Have you ever seen a school student asking his teacher he wants to test Isaac Newton’s Law of Motion that he learned in class? It’s not about proving the theory wrong, it’s more about practical learning that not only helps in understanding the concepts but also encourages new thinking. Here, when a child graduates from college, he looks at laws of science as permanent and that they can never be proven wrong. However, many laws have been challenged, modified and even proven to be false, all because someone tried to practically test them.
It is high time that institutions and society step forward to start building the culture of supporting innovative ideas. Young kids should be trained with STEM education so that they learn the art of experimentation, rather than memorising the experiment different scientists did centuries ago. Those who can afford it should also try to build a small lab for their children at home rather than buying them expensive gifts. Media should also play its due role by highlighting such stories where young kids display their ideas at schools or men like Fayaz achieve the unthinkable.
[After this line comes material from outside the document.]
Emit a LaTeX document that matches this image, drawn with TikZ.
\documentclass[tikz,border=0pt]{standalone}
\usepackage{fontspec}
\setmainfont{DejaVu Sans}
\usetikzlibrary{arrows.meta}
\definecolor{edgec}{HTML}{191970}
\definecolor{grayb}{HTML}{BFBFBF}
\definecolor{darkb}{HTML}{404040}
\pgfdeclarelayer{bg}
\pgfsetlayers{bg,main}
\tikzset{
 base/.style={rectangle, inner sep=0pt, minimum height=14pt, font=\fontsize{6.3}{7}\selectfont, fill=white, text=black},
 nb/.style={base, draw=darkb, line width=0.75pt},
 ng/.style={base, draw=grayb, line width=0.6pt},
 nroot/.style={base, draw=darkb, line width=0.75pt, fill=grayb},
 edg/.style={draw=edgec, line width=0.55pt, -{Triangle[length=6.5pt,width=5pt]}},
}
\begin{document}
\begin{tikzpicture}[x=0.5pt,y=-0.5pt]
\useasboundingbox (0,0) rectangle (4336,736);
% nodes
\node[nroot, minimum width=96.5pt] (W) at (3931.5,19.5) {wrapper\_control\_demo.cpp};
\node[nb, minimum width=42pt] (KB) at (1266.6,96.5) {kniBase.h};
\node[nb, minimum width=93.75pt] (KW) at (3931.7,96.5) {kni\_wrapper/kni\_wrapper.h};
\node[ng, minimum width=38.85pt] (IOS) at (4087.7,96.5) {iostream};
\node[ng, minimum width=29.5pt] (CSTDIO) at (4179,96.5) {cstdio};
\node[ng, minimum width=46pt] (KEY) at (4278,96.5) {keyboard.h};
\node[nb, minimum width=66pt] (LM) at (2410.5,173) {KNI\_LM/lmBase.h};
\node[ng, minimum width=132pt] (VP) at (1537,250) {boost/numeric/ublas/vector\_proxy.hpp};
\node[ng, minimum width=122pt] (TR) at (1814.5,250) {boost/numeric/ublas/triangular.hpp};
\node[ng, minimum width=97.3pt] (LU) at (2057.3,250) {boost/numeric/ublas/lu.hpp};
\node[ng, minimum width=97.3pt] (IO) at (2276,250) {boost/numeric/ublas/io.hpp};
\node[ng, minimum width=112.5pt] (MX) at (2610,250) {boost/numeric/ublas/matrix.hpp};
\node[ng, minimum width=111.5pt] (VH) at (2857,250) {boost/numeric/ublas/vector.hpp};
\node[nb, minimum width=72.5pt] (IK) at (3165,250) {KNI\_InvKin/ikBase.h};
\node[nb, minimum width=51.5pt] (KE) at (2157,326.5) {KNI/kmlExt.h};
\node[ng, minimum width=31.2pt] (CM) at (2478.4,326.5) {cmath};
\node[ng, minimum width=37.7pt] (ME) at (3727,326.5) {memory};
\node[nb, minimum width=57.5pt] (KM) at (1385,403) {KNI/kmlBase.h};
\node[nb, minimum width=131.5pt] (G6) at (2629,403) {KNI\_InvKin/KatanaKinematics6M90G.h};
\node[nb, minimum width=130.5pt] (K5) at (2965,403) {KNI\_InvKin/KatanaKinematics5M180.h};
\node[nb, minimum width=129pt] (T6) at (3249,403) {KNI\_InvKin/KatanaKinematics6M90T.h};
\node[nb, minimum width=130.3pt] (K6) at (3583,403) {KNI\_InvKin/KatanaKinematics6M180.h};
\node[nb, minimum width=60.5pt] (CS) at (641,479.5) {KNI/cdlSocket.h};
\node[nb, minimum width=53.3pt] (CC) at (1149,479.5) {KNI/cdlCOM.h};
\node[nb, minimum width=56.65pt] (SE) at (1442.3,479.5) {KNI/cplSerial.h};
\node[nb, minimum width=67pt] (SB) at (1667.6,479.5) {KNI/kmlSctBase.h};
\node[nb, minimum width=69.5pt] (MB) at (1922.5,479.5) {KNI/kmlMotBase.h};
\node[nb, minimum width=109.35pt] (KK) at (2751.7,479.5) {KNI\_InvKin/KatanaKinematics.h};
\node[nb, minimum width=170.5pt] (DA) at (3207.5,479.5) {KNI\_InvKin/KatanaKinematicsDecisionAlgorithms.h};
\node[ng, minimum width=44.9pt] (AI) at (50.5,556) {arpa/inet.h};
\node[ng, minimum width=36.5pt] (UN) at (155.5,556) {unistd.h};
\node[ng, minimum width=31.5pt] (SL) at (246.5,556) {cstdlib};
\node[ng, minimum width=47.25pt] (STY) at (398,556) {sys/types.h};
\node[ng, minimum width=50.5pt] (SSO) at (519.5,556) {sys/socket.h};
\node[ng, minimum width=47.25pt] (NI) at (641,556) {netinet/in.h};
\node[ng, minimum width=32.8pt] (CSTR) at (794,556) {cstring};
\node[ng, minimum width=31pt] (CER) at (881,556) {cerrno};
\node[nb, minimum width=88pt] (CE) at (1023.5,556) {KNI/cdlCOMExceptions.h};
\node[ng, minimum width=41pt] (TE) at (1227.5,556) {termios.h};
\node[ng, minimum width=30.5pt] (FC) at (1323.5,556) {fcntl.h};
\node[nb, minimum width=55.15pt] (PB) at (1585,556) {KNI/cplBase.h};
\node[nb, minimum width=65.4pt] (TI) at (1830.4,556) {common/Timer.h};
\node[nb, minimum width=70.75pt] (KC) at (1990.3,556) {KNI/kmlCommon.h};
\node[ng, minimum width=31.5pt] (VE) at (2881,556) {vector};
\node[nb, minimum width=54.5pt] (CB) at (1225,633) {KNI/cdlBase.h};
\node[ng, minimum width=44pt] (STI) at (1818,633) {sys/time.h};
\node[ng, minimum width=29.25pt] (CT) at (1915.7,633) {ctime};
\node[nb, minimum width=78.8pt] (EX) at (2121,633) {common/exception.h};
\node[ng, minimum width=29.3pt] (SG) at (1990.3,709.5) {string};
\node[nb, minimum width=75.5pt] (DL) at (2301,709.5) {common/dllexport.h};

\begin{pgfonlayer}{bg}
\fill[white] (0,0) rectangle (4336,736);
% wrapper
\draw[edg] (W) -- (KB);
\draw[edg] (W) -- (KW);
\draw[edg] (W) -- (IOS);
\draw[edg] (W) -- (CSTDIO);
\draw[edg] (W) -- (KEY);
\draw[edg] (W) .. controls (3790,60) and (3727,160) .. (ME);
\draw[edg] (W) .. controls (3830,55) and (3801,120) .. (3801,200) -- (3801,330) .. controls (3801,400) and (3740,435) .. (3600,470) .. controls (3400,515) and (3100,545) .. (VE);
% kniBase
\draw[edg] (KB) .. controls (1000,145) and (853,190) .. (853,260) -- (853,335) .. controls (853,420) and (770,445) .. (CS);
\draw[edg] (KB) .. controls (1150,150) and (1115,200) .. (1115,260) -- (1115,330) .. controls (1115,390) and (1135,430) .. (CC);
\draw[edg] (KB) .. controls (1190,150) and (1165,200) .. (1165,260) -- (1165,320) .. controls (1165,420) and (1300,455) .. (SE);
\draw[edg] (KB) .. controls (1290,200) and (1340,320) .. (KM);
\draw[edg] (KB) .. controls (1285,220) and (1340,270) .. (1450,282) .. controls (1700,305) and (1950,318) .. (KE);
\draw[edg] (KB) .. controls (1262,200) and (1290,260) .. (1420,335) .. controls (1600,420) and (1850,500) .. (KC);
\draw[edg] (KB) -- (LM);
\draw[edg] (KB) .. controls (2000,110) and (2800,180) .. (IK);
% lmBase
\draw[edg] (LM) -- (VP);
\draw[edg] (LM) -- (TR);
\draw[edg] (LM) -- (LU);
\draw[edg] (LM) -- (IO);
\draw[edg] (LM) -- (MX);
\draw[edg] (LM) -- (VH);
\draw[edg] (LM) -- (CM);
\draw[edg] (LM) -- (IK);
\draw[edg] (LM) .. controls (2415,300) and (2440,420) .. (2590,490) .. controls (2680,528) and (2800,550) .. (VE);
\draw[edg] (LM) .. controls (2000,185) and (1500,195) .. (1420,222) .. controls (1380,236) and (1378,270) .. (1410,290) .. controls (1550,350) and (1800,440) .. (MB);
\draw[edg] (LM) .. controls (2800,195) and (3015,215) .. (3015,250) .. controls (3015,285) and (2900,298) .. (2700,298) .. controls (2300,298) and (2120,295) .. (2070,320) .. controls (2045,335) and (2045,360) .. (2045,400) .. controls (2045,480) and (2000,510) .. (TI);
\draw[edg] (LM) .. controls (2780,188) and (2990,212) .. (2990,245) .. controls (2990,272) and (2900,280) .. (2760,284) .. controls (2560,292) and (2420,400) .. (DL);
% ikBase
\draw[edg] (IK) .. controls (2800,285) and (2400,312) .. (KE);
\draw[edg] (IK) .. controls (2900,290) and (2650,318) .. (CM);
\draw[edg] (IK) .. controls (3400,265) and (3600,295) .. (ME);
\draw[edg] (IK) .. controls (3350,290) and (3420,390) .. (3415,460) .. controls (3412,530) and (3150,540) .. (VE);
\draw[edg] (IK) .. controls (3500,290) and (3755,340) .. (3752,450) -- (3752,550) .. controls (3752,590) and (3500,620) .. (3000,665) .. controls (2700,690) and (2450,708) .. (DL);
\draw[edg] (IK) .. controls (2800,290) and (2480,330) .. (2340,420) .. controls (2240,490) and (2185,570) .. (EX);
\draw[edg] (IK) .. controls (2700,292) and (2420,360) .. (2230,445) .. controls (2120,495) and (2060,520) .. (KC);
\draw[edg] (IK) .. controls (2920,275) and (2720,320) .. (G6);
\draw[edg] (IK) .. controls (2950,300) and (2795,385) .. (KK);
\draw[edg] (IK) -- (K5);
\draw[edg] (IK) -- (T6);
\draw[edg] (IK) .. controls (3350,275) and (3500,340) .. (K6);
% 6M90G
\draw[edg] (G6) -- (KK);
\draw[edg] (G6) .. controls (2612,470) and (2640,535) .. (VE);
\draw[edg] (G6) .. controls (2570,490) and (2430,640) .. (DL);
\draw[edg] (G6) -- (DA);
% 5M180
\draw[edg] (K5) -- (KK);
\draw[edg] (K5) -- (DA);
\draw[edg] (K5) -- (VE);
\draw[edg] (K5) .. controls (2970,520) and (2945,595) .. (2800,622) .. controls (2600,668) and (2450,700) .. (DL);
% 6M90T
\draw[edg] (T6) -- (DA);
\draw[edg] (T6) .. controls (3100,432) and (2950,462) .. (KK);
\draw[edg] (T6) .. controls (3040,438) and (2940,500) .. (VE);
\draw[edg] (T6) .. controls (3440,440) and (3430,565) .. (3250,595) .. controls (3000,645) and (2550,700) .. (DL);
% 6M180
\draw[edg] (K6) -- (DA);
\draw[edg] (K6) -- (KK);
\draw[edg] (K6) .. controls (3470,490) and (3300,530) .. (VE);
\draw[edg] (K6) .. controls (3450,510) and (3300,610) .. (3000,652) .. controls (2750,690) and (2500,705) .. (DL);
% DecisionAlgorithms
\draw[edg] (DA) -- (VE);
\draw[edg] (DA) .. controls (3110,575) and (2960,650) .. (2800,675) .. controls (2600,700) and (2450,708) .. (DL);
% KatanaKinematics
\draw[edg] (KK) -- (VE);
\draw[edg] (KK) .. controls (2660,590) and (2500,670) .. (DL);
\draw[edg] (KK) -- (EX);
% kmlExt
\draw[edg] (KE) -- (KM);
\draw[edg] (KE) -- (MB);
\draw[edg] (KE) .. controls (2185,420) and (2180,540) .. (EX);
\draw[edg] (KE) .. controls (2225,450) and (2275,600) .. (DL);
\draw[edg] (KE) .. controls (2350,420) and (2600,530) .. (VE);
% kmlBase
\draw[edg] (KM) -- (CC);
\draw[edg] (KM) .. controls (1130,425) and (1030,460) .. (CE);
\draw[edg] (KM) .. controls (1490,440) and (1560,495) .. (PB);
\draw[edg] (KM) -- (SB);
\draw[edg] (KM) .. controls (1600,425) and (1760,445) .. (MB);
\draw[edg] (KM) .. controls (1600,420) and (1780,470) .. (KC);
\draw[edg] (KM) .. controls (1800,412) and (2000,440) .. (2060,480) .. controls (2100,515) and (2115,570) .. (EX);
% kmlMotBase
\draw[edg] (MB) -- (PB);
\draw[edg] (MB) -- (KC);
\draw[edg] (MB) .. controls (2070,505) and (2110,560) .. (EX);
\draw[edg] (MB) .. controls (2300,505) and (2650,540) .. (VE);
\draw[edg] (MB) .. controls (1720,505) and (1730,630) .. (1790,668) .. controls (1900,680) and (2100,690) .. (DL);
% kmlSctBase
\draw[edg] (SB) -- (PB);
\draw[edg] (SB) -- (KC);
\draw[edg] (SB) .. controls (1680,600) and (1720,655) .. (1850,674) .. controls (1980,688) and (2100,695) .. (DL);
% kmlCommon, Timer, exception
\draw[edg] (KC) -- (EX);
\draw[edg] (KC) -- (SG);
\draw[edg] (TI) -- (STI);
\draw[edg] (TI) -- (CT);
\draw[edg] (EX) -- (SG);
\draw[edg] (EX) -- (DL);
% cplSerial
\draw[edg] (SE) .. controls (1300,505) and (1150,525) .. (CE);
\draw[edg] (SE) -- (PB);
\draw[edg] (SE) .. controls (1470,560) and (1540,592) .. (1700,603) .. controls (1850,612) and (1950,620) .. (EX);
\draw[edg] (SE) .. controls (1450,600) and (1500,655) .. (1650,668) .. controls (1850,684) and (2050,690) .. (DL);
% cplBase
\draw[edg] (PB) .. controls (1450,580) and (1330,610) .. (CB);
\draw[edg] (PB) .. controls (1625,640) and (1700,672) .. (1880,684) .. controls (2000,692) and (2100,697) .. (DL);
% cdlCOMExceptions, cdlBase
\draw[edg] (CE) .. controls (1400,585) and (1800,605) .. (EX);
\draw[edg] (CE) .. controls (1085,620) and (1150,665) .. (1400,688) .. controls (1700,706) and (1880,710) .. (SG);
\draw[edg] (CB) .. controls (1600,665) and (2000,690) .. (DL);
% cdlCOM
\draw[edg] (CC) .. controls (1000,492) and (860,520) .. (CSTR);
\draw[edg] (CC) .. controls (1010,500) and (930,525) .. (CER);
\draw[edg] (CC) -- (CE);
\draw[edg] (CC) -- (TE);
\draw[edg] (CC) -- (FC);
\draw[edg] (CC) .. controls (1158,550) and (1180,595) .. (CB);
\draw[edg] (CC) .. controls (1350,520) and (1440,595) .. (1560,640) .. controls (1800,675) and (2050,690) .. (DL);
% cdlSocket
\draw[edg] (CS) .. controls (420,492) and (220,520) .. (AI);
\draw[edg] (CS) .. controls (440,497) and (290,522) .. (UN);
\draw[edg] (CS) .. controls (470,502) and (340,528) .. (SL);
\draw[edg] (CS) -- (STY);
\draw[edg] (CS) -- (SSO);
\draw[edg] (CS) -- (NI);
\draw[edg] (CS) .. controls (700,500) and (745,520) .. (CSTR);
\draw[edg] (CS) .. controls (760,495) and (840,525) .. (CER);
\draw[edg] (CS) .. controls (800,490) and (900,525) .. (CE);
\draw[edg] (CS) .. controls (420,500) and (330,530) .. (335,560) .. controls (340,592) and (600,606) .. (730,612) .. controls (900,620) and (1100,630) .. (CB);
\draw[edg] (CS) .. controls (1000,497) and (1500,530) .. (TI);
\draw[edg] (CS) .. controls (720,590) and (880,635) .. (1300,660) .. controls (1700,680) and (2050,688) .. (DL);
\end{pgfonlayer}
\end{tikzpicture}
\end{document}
The current government was the torchbearer for youth development and progress, at least, till the General Election 2018. They should encourage minds like Fayaz by providing them with proper training and resources so that they can take their dreams further, which will also shed a positive light on Pakistan and its innovators. Imagine if a school dropout like Fayaz has the ability to build a plane, what kind of talent would Pakistan find if it just looked or supported? I hope Imran Khan won’t take a U-turn on investing in the youth for the betterment of Pakistan.